Politics and Inquisition.

In 1184 Pope Lucius III issued the bull Ad Abolendam which prescribed penalties for heretical activity and condemned such groups as the Cathars, Patarines, Humiliati, Poor of Lyon, Arnoldents, and Josepheni. A system of inquisition led by the bishops was soon developed. In order to combat the spread of Cathar teaching, a number of religious orders were employed. At first, in the early part of the thirteenth century, the Cistercians attempted to convince the Cathars of their error. The Dominicans (Order of Preachers) were in part born out of a second wave of the missionary work to the Cathars. In 1209 the Albigensian Crusade, which lasted for some twenty years, began to be carried out with tremendous cruelty. It may have been spurred by the murder of a papal legate, Peter of Castelnau, in 1208. As a result, the papacy increasingly pressured the counts of southern France to help put an end to local heresies. Uncooperative nobles (such as Raymond, the count of Toulouse) found themselves at odds with Rome. Caught up in the military campaigns to root out the Cathars during this period was Peter, the king of Aragon. Not a Cathar himself, he chose to fight against the Albigensian crusade forces and to use the conflict in southern France to gain greater control of the region. Peter was soundly defeated and killed at the battle of Muret in 1213 by outnumbered crusader forces under CaptainSimon de Montfort.

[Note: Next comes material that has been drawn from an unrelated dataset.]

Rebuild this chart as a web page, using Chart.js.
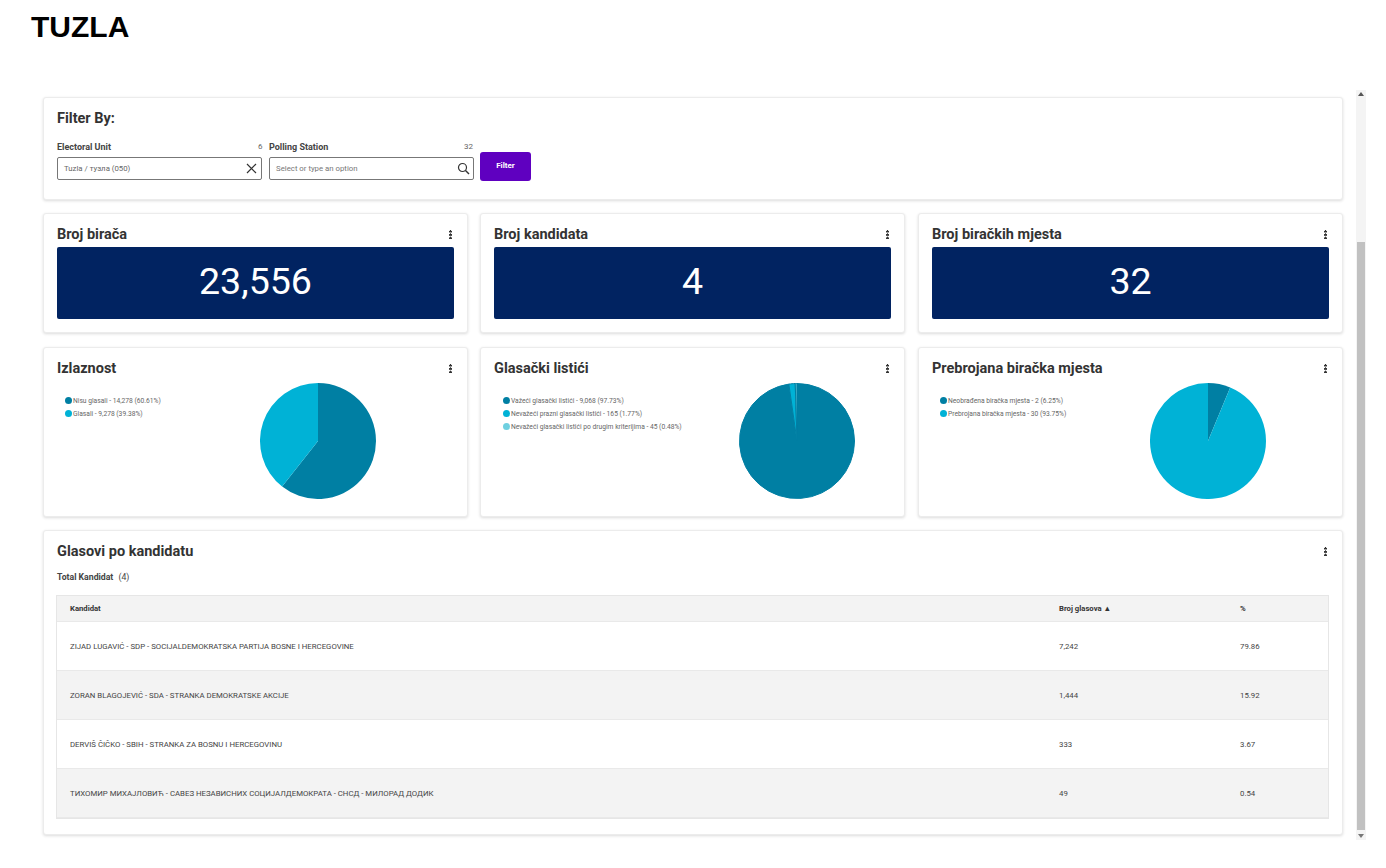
<!DOCTYPE html>
<html>
<head>
<meta charset="utf-8">
<title>TUZLA</title>
<script src="https://cdn.jsdelivr.net/npm/chart.js@4"></script>
<style>
  html, body { margin: 0; background: #fff; overflow: hidden; }
  body { width: 1386px; height: 868px; position: relative; font-family: Roboto, sans-serif; color: #333; }
  .abs { position: absolute; white-space: nowrap; }
  h1 { position: absolute; left: 31px; top: 10px; margin: 0; font: bold 30px "Liberation Sans", sans-serif; color: #000; }
  .card { position: absolute; background: #fff; border: 1px solid #ececec; border-radius: 3px; box-shadow: 0 1px 3px rgba(0,0,0,.14); box-sizing: border-box; }
  .title { position: absolute; font-size: 14.5px; font-weight: 700; color: #333; white-space: nowrap; line-height: 18px; }
  .dots { position: absolute; width: 3px; height: 9px; background: radial-gradient(circle at 1.5px 1.5px, #333 1.2px, transparent 1.3px) 0 0 / 3px 3.3px; }
  .kpi { position: absolute; background: #012361; color: #fff; font-size: 37.6px; text-align: center; border-radius: 2px; }
  .field { position: absolute; border: 1px solid #777; border-radius: 2px; box-sizing: border-box; background: #fff; font-size: 7.8px; color: #666; line-height: 21px; padding-left: 6px; height: 23px; top: 157px; }
  .lab { font-size: 9px; font-weight: 700; color: #444; }
  .cnt { font-size: 8px; color: #666; }
  .legend { position: absolute; font-size: 6.7px; color: #666; }
  .legend div { position: relative; height: 13px; line-height: 13px; padding-left: 8px; white-space: nowrap; }
  .legend i { position: absolute; left: 0; top: 2px; width: 7px; height: 7px; border-radius: 50%; }
  .pie { position: absolute; width: 116px; height: 116px; }
  table { position: absolute; left: 57px; top: 596px; width: 1271px; border-collapse: collapse; table-layout: fixed; font-size: 7.8px; color: #444; outline: 1px solid #e6e6e6; }
  td, th { padding: 0 0 0 13px; text-align: left; }
  th { height: 25px; background: #f3f3f3; font-weight: 700; font-size: 7.7px; color: #333; }
  td { height: 48px; }
  tr { border-bottom: 1px solid #e9e9e9; }
  tbody tr:nth-child(even) { background: #f3f3f3; }
  .track { position: absolute; left: 1356px; top: 90px; width: 10px; height: 750px; background: #f4f4f4; }
  .thumb { position: absolute; left: 1357px; top: 242px; width: 8px; height: 588px; background: #c1c1c1; }
  .arrow { position: absolute; left: 1358px; width: 0; height: 0; border-left: 3px solid transparent; border-right: 3px solid transparent; }
</style>
</head>
<body>
<h1>TUZLA</h1>

<div class="card" style="left:43px;top:97px;width:1300px;height:103px"></div>
<div class="title" style="left:57px;top:110px">Filter By:</div>
<div class="abs lab" style="left:57px;top:142px">Electoral Unit</div>
<div class="abs cnt" style="left:258px;top:142px">6</div>
<div class="abs lab" style="left:269px;top:142px">Polling Station</div>
<div class="abs cnt" style="left:464px;top:142px">32</div>
<div class="field" style="left:57px;width:205px">Tuzla / тузла (050)</div>
<div class="field" style="left:269px;width:205px;color:#777">Select or type an option</div>
<svg class="abs" style="left:246px;top:163px" width="11" height="11"><path d="M1 1L10 10M10 1L1 10" stroke="#333" stroke-width="1.2"/></svg>
<svg class="abs" style="left:457px;top:162px" width="13" height="13"><circle cx="5.5" cy="5.5" r="4" fill="none" stroke="#333" stroke-width="1.2"/><path d="M8.5 8.5L12 12" stroke="#333" stroke-width="1.4"/></svg>
<div class="abs" style="left:480px;top:152px;width:51px;height:29px;background:#5f00c0;border-radius:3px;color:#fff;font-size:8px;font-weight:700;text-align:center;line-height:27px">Filter</div>

<div id="kpis"></div>
<div id="pies"></div>

<div class="card" style="left:43px;top:530px;width:1300px;height:305px"></div>
<div class="title" style="left:57px;top:543px">Glasovi po kandidatu</div>
<div class="abs" style="left:57px;top:572px;font-size:8.7px;font-weight:700;color:#444">Total Kandidat <span style="font-weight:400;margin-left:3px">(4)</span></div>
<div class="dots" style="left:1324px;top:547px"></div>
<table id="tbl">
  <colgroup><col style="width:989px"><col style="width:181px"><col></colgroup>
  <thead><tr><th>Kandidat</th><th>Broj glasova ▲</th><th>%</th></tr></thead>
  <tbody></tbody>
</table>

<div class="track"></div>
<div class="thumb"></div>
<div class="arrow" style="top:92px;border-bottom:4px solid #555"></div>
<div class="arrow" style="top:834px;border-top:4px solid #777"></div>

<script>
const kpiTitles = ['Broj birača', 'Broj kandidata', 'Broj biračkih mjesta'];
const kpiValues = ['23,556', '4', '32'];

const turnoutLabels = ['Nisu glasali', 'Glasali'];
const turnoutValues = [14278, 9278];
const turnoutPct = ['60.61', '39.38'];

const ballotLabels = ['Važeći glasački listići', 'Nevažeći prazni glasački listići', 'Nevažeći glasački listići po drugim kriterijima'];
const ballotValues = [9068, 165, 45];
const ballotPct = ['97.73', '1.77', '0.48'];

const stationLabels = ['Neobrađena biračka mjesta', 'Prebrojana biračka mjesta'];
const stationValues = [2, 30];
const stationPct = ['6.25', '93.75'];

const candidates = [
  'ZIJAD LUGAVIĆ - SDP - SOCIJALDEMOKRATSKA PARTIJA BOSNE I HERCEGOVINE',
  'ZORAN BLAGOJEVIĆ - SDA - STRANKA DEMOKRATSKE AKCIJE',
  'DERVIŠ ČIČKO - SBIH - STRANKA ZA BOSNU I HERCEGOVINU',
  'ТИХОМИР МИХАЈЛОВИЋ - САВЕЗ НЕЗАВИСНИХ СОЦИЈАЛДЕМОКРАТА - СНСД - МИЛОРАД ДОДИК'
];
const candidateVotes = [7242, 1444, 333, 49];
const candidatePct = ['79.86', '15.92', '3.67', '0.54'];

const colors = ['#007fa3', '#00b2d6', '#6fd0e0'];

function add(parent, html) {
  parent.insertAdjacentHTML('beforeend', html);
}

// top row of number cards
const kpis = document.getElementById('kpis');
const cardX = [43, 480, 918];
const cardW = [425, 425, 425];
kpiTitles.forEach((t, i) => {
  const x = cardX[i];
  add(kpis, `<div class="card" style="left:${x}px;top:213px;width:${cardW[i]}px;height:120px"></div>
    <div class="title" style="left:${x + 14}px;top:226px">${t}</div>
    <div class="dots" style="left:${x + cardW[i] - 19}px;top:230px"></div>
    <div class="kpi" style="left:${x + 14}px;top:247px;width:397px;height:72px;line-height:68px">${kpiValues[i]}</div>`);
});

// pie cards
const pies = [
  { title: 'Izlaznost', labels: turnoutLabels, values: turnoutValues, pct: turnoutPct, cx: 318, legendX: 65, border: 0 },
  { title: 'Glasački listići', labels: ballotLabels, values: ballotValues, pct: ballotPct, cx: 797, legendX: 503, border: 1 },
  { title: 'Prebrojana biračka mjesta', labels: stationLabels, values: stationValues, pct: stationPct, cx: 1208, legendX: 940, border: 0 }
];
const piesEl = document.getElementById('pies');
pies.forEach((p, i) => {
  const x = cardX[i];
  const rows = p.labels.map((l, j) =>
    `<div><i style="background:${colors[j]}"></i>${l} - ${p.values[j].toLocaleString('en-US')} (${p.pct[j]}%)</div>`).join('');
  add(piesEl, `<div class="card" style="left:${x}px;top:347px;width:${cardW[i]}px;height:170px"></div>
    <div class="title" style="left:${x + 14}px;top:360px">${p.title}</div>
    <div class="dots" style="left:${x + cardW[i] - 19}px;top:364px"></div>
    <div class="legend" style="left:${p.legendX}px;top:395px">${rows}</div>
    <div class="pie" style="left:${p.cx - 58}px;top:383px"><canvas id="pie${i}"></canvas></div>`);
  new Chart(document.getElementById('pie' + i), {
    type: 'pie',
    data: {
      labels: p.labels,
      datasets: [{ data: p.values, backgroundColor: colors, borderColor: colors[0], borderWidth: p.border }]
    },
    options: {
      responsive: true,
      maintainAspectRatio: false,
      animation: false,
      plugins: { legend: { display: false }, tooltip: { enabled: false } }
    }
  });
});

// candidates table
const tbody = document.querySelector('#tbl tbody');
candidates.forEach((c, i) => {
  add(tbody, `<tr><td>${c}</td><td>${candidateVotes[i].toLocaleString('en-US')}</td><td>${candidatePct[i]}</td></tr>`);
});
</script>
</body>
</html>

The crusade continued for a couple of decades as military force seemed more effective than counter-preaching at keeping the movement from growing. In 1233 Gregory IX launched an inquisition that was responsible for torturing, imprisoning, and burning at the stake thousands of unrepentant Cathars. The extermination of the Cathars came to an end after 1243 with the capture of the fortress at Montsegur.

sources

Malcolm D. Lambert, Medieval Heresy: Popular Movements from the Gregorian Reform to the Reformation (Oxford and Malden, Mass.: Blackwell, 2002).

Lester K. Little, Religious Poverty and the Profit Economy in Medieval Europe (Ithaca, N.Y.: Cornell University Press, 1983).

R. I. Moore, Origins of European Dissent (New York: Basil Blackwell, 1985).